Congenital Analgesia in Biopsychosocial Model

The rabbit hole of pain science allowed me to stumble upon the condition congenital analgesia and I was struggling with the context based on my understanding of the biopsychosocial model.

My understanding of congenital analgesia is that it is based on a type of neuropathy, which would prevent the pain signals from being realized at the expected site (such as a cut on the hand). If someone with this condition has never felt the sensation of pain, does that mean the trigger is still being sent from the brain and not realized at the site due to neuropathy or since the sensation of pain has never been felt there is no precedence for any pain response? If someone can experience phantom pain in a limb they do not have, then no nerves does not seem that different from neuropathy. This makes me think that while neuropathy is present, there is also no referenced pain response, so the -psychosocial part of biopsychosocial seems to have no precedence here. So if this is purely a biological issue due to the neuropathy, where exactly is that breakdown in the chain of the brain mapping/pain signaling?
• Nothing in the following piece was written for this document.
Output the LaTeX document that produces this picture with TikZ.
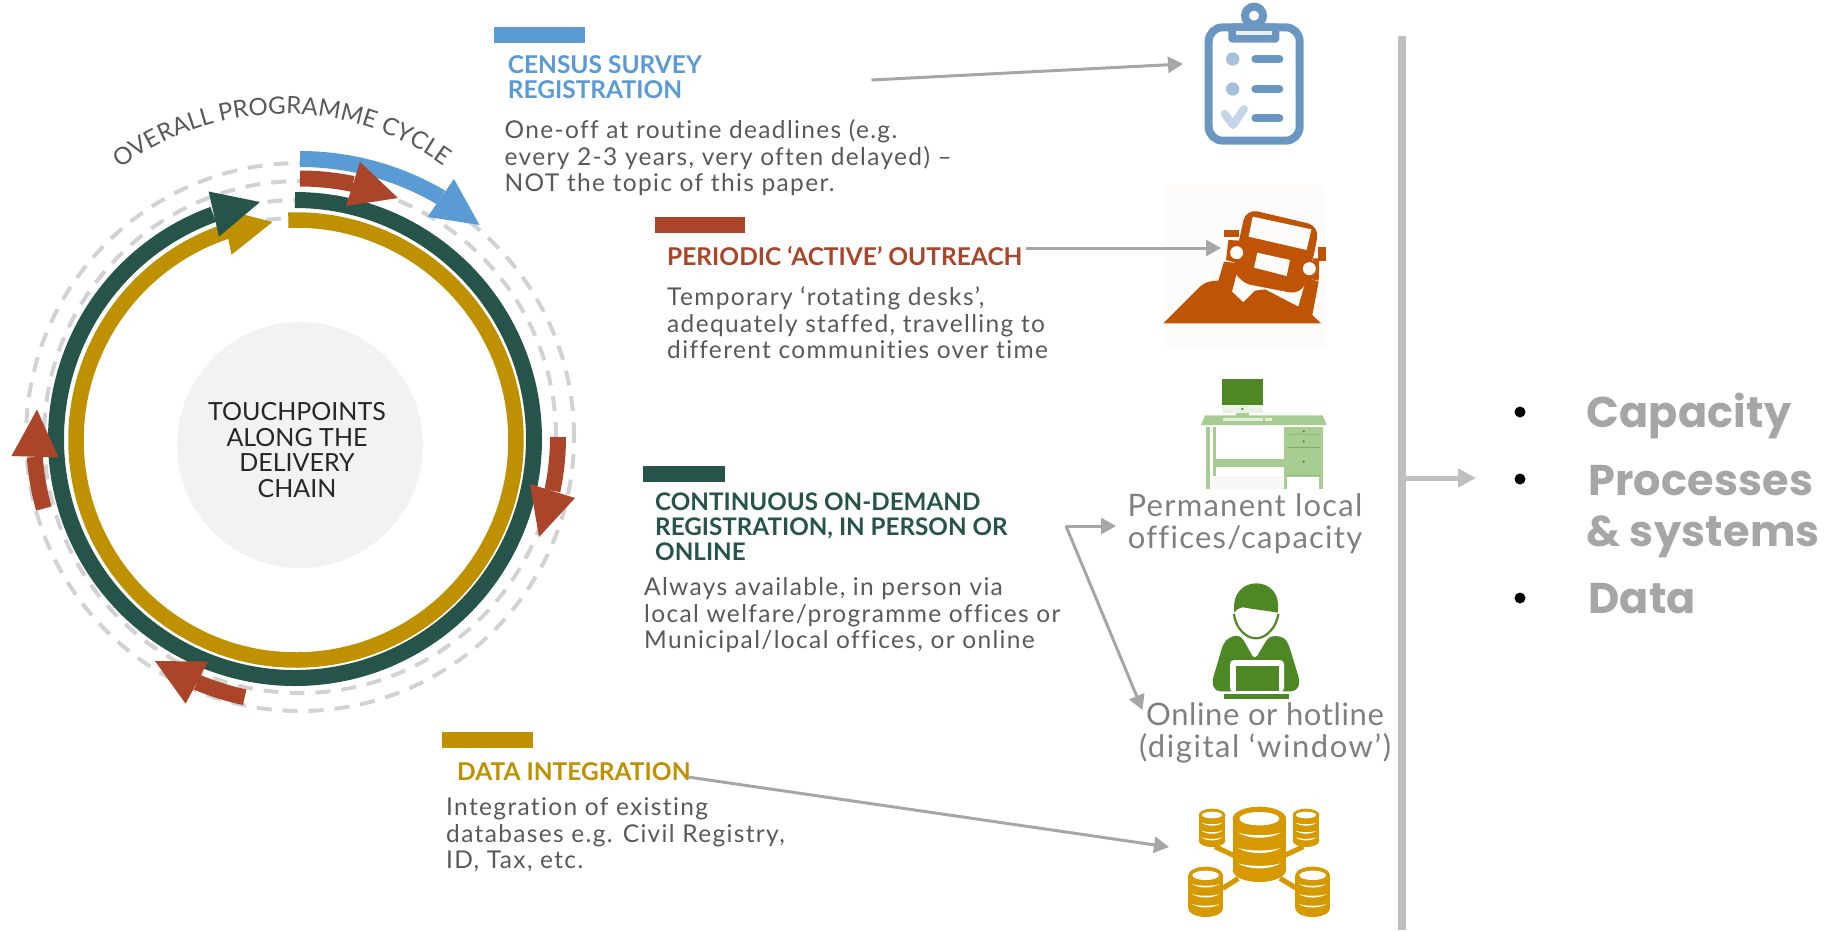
\documentclass[tikz,border=0pt]{standalone}
\usepackage{fontspec}
\usetikzlibrary{arrows.meta,decorations.text}
\setmainfont{Lato}[Ligatures=NoCommon]
\newfontfamily\bodyfont{Lato}[LetterSpace=5.5,Ligatures=NoCommon]
\newfontfamily\labelfont{Lato}[LetterSpace=4,Ligatures=NoCommon]
\newfontfamily\labelthin{Lato}[LetterSpace=2,Ligatures=NoCommon]
\newfontfamily\labelwide{Lato}[LetterSpace=5,Ligatures=NoCommon]
\newfontfamily\popfont{Poppins Bold}[LetterSpace=0.5]
\definecolor{cblue}{HTML}{5B9BD5}
\definecolor{cred}{HTML}{AA4529}
\definecolor{cgreen}{HTML}{27544A}
\definecolor{cgold}{HTML}{BF9000}
\definecolor{cdash}{HTML}{D2D2D2}
\definecolor{cbody}{HTML}{595959}
\definecolor{clabel}{HTML}{7F7F7F}
\definecolor{carrow}{HTML}{A6A6A6}
\definecolor{cbar}{HTML}{BFBFBF}
\definecolor{clipblue}{HTML}{6A97C1}
\definecolor{truckor}{HTML}{BF5306}
\definecolor{truckbg}{HTML}{FDFCFB}
\definecolor{darkg}{HTML}{4E8825}
\definecolor{deskg}{HTML}{A8CD93}
\definecolor{dbgold}{HTML}{D69A00}
\tikzset{
  ringdash/.style={draw=cdash,line width=4pt,dash pattern=on 15pt off 11pt},
  heading/.style={anchor=base west,inner sep=0pt,font=\bfseries\fontsize{24.5}{24.5}\selectfont},
  headingg/.style={heading,text=cgreen,font=\bfseries\fontsize{24.2}{24.2}\selectfont},
  bodytext/.style={anchor=base west,inner sep=0pt,text=cbody,font=\bodyfont\fontsize{24.5}{24.5}\selectfont},
  iconlabel/.style={anchor=base,inner sep=0pt,text=clabel,font=\labelfont\fontsize{31}{31}\selectfont},
  centertext/.style={anchor=base,inner sep=0pt,text=black!85,font=\fontsize{25}{25}\selectfont},
  bigtext/.style={anchor=base west,inner sep=0pt,text=carrow,font=\popfont\fontsize{43}{43}\selectfont},
  conn/.style={draw=carrow,line width=3pt,-{Triangle[length=15pt,width=16pt]}},
  rightarrow/.style={draw=cbar,line width=5pt,-{Triangle[length=18pt,width=18pt]}},
  bulletdot/.style={circle,fill=black,inner sep=0pt,minimum size=11pt},
}
% centre x, centre y, radius, start, end, colour, width
\newcommand\ringarc[7]{\draw[#6,line width=#7pt] (#1,#2) ++(#4:#3pt) arc[start angle=#4,end angle=#5,radius=#3pt];}
% database stack
\newcommand\dbstack[9]{%
  \fill[dbgold] (#1,#2) ellipse[x radius=#3,y radius=#4];
  \fill[dbgold] (#1-#3,#2) rectangle (#1+#3,#8);
  \fill[dbgold] (#1,#8) ellipse[x radius=#3,y radius=#4];
  \fill[white] (#1,#2) ellipse[x radius=#5,y radius=#6];
  \foreach \yy in {#7}{%
    \fill[white] (#1-#3*0.8,\yy) .. controls (#1-#3*0.4,\yy+#9) and (#1+#3*0.4,\yy+#9) .. (#1+#3*0.8,\yy)
      .. controls (#1+#3*0.4,\yy+#9*2) and (#1-#3*0.4,\yy+#9*2) .. cycle;
  }}
\begin{document}
\begin{tikzpicture}[x=1pt,y=-1pt]
\useasboundingbox (0,0) rectangle (1835,930);
% dashed rings
\draw[ringdash] (300,437) circle[radius=274pt];
\draw[ringdash] (300,437) circle[radius=256pt];
\draw[ringdash] (297,439) circle[radius=239pt];
\draw[ringdash] (296,440) circle[radius=222pt];
% centre disc
\node[circle,fill=black!5,minimum size=246pt,inner sep=0pt] (hub) at (300,445) {};
\node[centertext] (t1) at (297,420) {TOUCHPOINTS};
\node[centertext] (t2) at (297,446) {ALONG THE};
\node[centertext] (t3) at (297,471) {DELIVERY};
\node[centertext] (t4) at (297,497) {CHAIN};
% gold ring
\fill[cgold] (272.5,222) -- (231.5,254.7) -- (222,209) -- cycle;
\ringarc{296}{440}{220}{92}{-251.9}{cgold}{15.5}
% green ring
\ringarc{295}{439}{239}{90}{-250}{cgreen}{16}
\fill[cgreen] (260,202) -- (219,236.6) -- (208.6,191.5) -- cycle;
% blue arc
\ringarc{300}{437}{278}{90}{59.5}{cblue}{16}
\fill[cblue] (479.5,225) -- (427.5,216.8) -- (454,179) -- cycle;
% red arcs
\ringarc{300}{437}{258.5}{90}{78.2}{cred}{16}
\fill[cred] (398,198) -- (346,206) -- (360,162) -- cycle;
\ringarc{300}{437}{258}{0}{-12}{cred}{16}
\fill[cred] (539,537) -- (530,484) -- (575,498) -- cycle;
\ringarc{300}{437}{266}{258}{247.2}{cred}{16}
\fill[cred] (155,661) -- (208,661.6) -- (185.6,703.7) -- cycle;
\ringarc{300}{437}{266}{195.6}{184.3}{cred}{16}
\fill[cred] (37,409.5) -- (58.5,457.5) -- (11.5,456) -- cycle;
% curved title
\path[decorate,decoration={text along path,text align={fit to path},
   text={|\fontsize{24}{24}\selectfont\color{cbody}|OVERALL PROGRAMME CYCLE}}]
   (284,386) ++(127:272pt) arc[start angle=127,end angle=54,radius=272pt];
% bars
\fill[cblue] (494,27) rectangle (584.5,43);
\fill[cred] (654.6,217) rectangle (744.5,233);
\fill[cgreen] (643,466) rectangle (725,482);
\fill[cgold] (442,732) rectangle (533,748);
% headings
\node[heading,text=cblue] (h1a) at (507.6,73) {CENSUS SURVEY};
\node[heading,text=cblue] (h1b) at (507.6,98) {REGISTRATION};
\node[heading,text=cred] (h2) at (667,265) {PERIODIC ‘ACTIVE’ OUTREACH};
\node[headingg] (h3a) at (655,510) {CONTINUOUS ON-DEMAND};
\node[headingg] (h3b) at (655,535) {REGISTRATION, IN PERSON OR};
\node[headingg] (h3c) at (655,560) {ONLINE};
\node[heading,text=cgold] (h4) at (457,780) {DATA INTEGRATION};
% bodies
\node[bodytext] (b1a) at (504.5,138) {One-off at routine deadlines (e.g.};
\node[bodytext] (b1b) at (504.5,165.5) {every 2-3 years, very often delayed) –};
\node[bodytext] (b1c) at (504.5,191.7) {NOT the topic of this paper.};
\node[bodytext] (b2a) at (667,305.7) {Temporary ‘rotating desks’,};
\node[bodytext] (b2b) at (667,332.7) {adequately staffed, travelling to};
\node[bodytext] (b2c) at (667,358) {different communities over time};
\node[bodytext] (b3a) at (644,595) {Always available, in person via};
\node[bodytext] (b3b) at (644,622) {local welfare/programme offices or};
\node[bodytext] (b3c) at (644,648) {Municipal/local offices, or online};
\node[bodytext] (b4a) at (446,815) {Integration of existing};
\node[bodytext] (b4b) at (446,842) {databases e.g. Civil Registry,};
\node[bodytext] (b4c) at (446,868) {ID, Tax, etc.};
% icon labels
\node[iconlabel] (l1a) at (1245,516.7) {Permanent local};
\node[iconlabel] (l1b) at (1245,548) {offices/capacity};
\node[iconlabel,font=\labelthin\fontsize{31}{31}\selectfont] (l2a) at (1265,725) {Online or hotline};
\node[iconlabel,font=\labelwide\fontsize{31}{31}\selectfont] (l2b) at (1265,757) {(digital ‘window’)};
% right side
\fill[cbar] (1398,36) rectangle (1406,930);
\coordinate (r0) at (1406,478); \coordinate (r1) at (1476,478);
\draw[rightarrow] (r0) -- (r1);
\node[bulletdot] (d1) at (1520,412) {};
\node[bulletdot] (d2) at (1520,479) {};
\node[bulletdot] (d3) at (1520,598) {};
\node[bigtext] (c1) at (1586,427) {Capacity};
\node[bigtext] (c2) at (1588,495) {Processes};
\node[bigtext] (c3) at (1586,546) {\&~systems};
\node[bigtext] (c4) at (1588,613) {Data};
% clipboard icon
\begin{scope}[shift={(1150,0)},x=0.33333pt,y=-0.33333pt]
  \draw[clipblue,line width=8pt] (312,47) circle[radius=9pt];
  \draw[clipblue,line width=8pt,rounded corners=14pt] (176,82) rectangle (449,422);
  \fill[clipblue,rounded corners=4pt] (235,70) rectangle (388,128);
  \fill[white!85!clipblue] (258,93) rectangle (365,105);
  \fill[clipblue!60!white] (248,177) circle[radius=6.7pt];
  \fill[clipblue!60!white] (248,267) circle[radius=6.7pt];
  \draw[clipblue!40!white,line width=8pt,line cap=round,line join=round] (224,342) -- (249,375) -- (282,327);
  \foreach \yy in {177,267,355}{\draw[clipblue,line width=8pt,line cap=round] (316,\yy) -- (388,\yy);}
\end{scope}
% truck icon
\begin{scope}[shift={(1150,0)},x=0.33333pt,y=-0.33333pt]
  \fill[truckbg] (40,555) rectangle (528,1043);
  \fill[truckor] (40,970) -- (150,860) .. controls (165,845) and (185,842) .. (205,842) -- (222,785) -- (268,790) -- (246,875) -- (280,907) -- (315,872) -- (345,868) -- (445,920) -- (470,832) -- (506,845) -- (487,945) -- (513,970) -- cycle;
  \fill[truckor,rounded corners=12pt] (288,626) -- (508,678) -- (490,775) -- (455,884) -- (268,848) -- (250,800) -- cycle;
  \fill[truckor] (223,689) rectangle (268,710);
  \fill[truckor] (505,742) rectangle (528,783);
  \fill[truckor] (235,720) -- (272,722) -- (262,790) -- (228,780) -- cycle;
  \fill[truckor] (490,775) -- (508,775) -- (506,842) -- (470,835) -- cycle;
  \fill[truckbg] (308,650) -- (484,688) -- (470,750) -- (296,710) -- cycle;
  \fill[truckbg] (322,758) -- (420,780) -- (410,828) -- (312,803) -- cycle;
  \fill[truckbg] (260,758) circle[radius=6.5pt];
  \fill[truckbg] (478,806) circle[radius=6.5pt];
\end{scope}
% desk icon
\begin{scope}[shift={(1150,370)},x=0.33333pt,y=-0.33333pt]
  \fill[darkg] (216,28) rectangle (340,105);
  \fill[darkg!12!white] (216,105) rectangle (340,128);
  \fill[darkg] (277,117) circle[radius=1.2pt];
  \fill[deskg] (258,128) rectangle (298,138);
  \fill[deskg] (165,136) -- (518,136) -- (530,165) -- (153,165) -- cycle;
  \fill[white!70!deskg] (218,145) rectangle (340,153);
  \fill[white!70!deskg] (345,145) rectangle (365,153);
  \fill[deskg] (167,170) rectangle (180,358);
  \fill[deskg] (188,170) rectangle (198,318);
  \fill[deskg] (198,267) rectangle (402,290);
  \fill[deskg] (402,170) rectangle (520,320);
  \fill[deskg] (402,320) rectangle (412,358);
  \fill[deskg] (507,320) rectangle (520,358);
  \fill[black!3] (198,318) -- (402,318) -- (402,358) -- (180,358) -- cycle;
  \draw[darkg!60!white,line width=0.8pt] (412,193) -- (510,193);
  \draw[darkg!70!white,line width=0.8pt] (412,232) -- (510,232);
  \draw[darkg!60!white,line width=0.8pt] (412,315) -- (510,315);
  \foreach \yy in {184,214,275}{\fill[darkg] (461,\yy) circle[radius=1.2pt];}
\end{scope}
% person icon
\begin{scope}[shift={(1150,370)},x=0.33333pt,y=-0.33333pt]
  \fill[darkg,rounded corners=5pt] (240,800) -- (272,795) -- (314,870) -- (358,797) -- (400,800) -- (415,820) -- (450,935) -- (440,964) -- (195,964) -- (186,935) -- (220,820) -- cycle;
  \fill[white,rounded corners=4pt] (240,870) rectangle (402,966);
  \fill[darkg] (257,887) rectangle (386,964);
  \fill[darkg] (221,972) rectangle (416,986);
  \fill[darkg] (253,728) .. controls (245,665) and (285,640) .. (318,640) .. controls (355,640) and (392,665) .. (383,728) .. controls (350,722) and (310,718) .. (280,712) .. controls (268,712) and (258,720) .. (253,728) -- cycle;
  \draw[darkg,line width=2.2pt] (252,732) .. controls (255,770) and (285,805) .. (318,805) .. controls (350,805) and (380,770) .. (385,732);
\end{scope}
% database icon
\begin{scope}[shift={(1150,730)},x=0.33333pt,y=-0.33333pt]
  \draw[dbgold,line width=5pt] (195,350) -- (255,378);
  \draw[dbgold,line width=5pt] (400,378) -- (460,350);
  \draw[dbgold,line width=5pt] (218,475) -- (265,445);
  \draw[dbgold,line width=5pt] (390,445) -- (440,475);
  \dbstack{328}{266}{80}{36}{60}{20}{308,354,400}{420}{10}
  \dbstack{186}{255}{40}{19}{30}{10}{278,302,322}{332}{6}
  \dbstack{468}{255}{40}{19}{30}{10}{278,302,322}{332}{6}
  \dbstack{167}{436}{52}{26}{40}{14}{462,492,522}{535}{7}
  \dbstack{488}{436}{52}{26}{40}{14}{462,492,522}{535}{7}
\end{scope}
% connectors
\coordinate (s1) at (871.5,80); \coordinate (e1) at (1183,64);
\coordinate (s2) at (1026,248); \coordinate (e2) at (1221,248);
\coordinate (s3) at (1066,526); \coordinate (e3) at (1116,526); \coordinate (e4) at (1142.5,710);
\coordinate (s5) at (688,777); \coordinate (e5) at (1169,847);
\draw[conn] (s1) -- (e1);
\draw[conn] (s2) -- (e2);
\draw[conn] (s3) -- (e3);
\draw[conn] (s3) -- (e4);
\draw[conn] (s5) -- (e5);
\end{tikzpicture}
\end{document}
Super, super interesting condition.

Start here: Pain Management 101: Understanding Types, Causes, and Treatment Options - Kratom.org and see what you think.

Speaking of phantom limb pain: Wife heard a story on RadioLab. Man with missing arm is crippled by pain from his missing clenched fist. Neurologist used a system of mirrors so the man could to look to his left and see in the mirror his right arm. He then trained him to clench his right fist to the point of pain and then unclench it while looking to his left and pretending the arm he saw in the mirror was his missing arm. Eventually the guy was able to unclench his missing fist and eliminate the pain.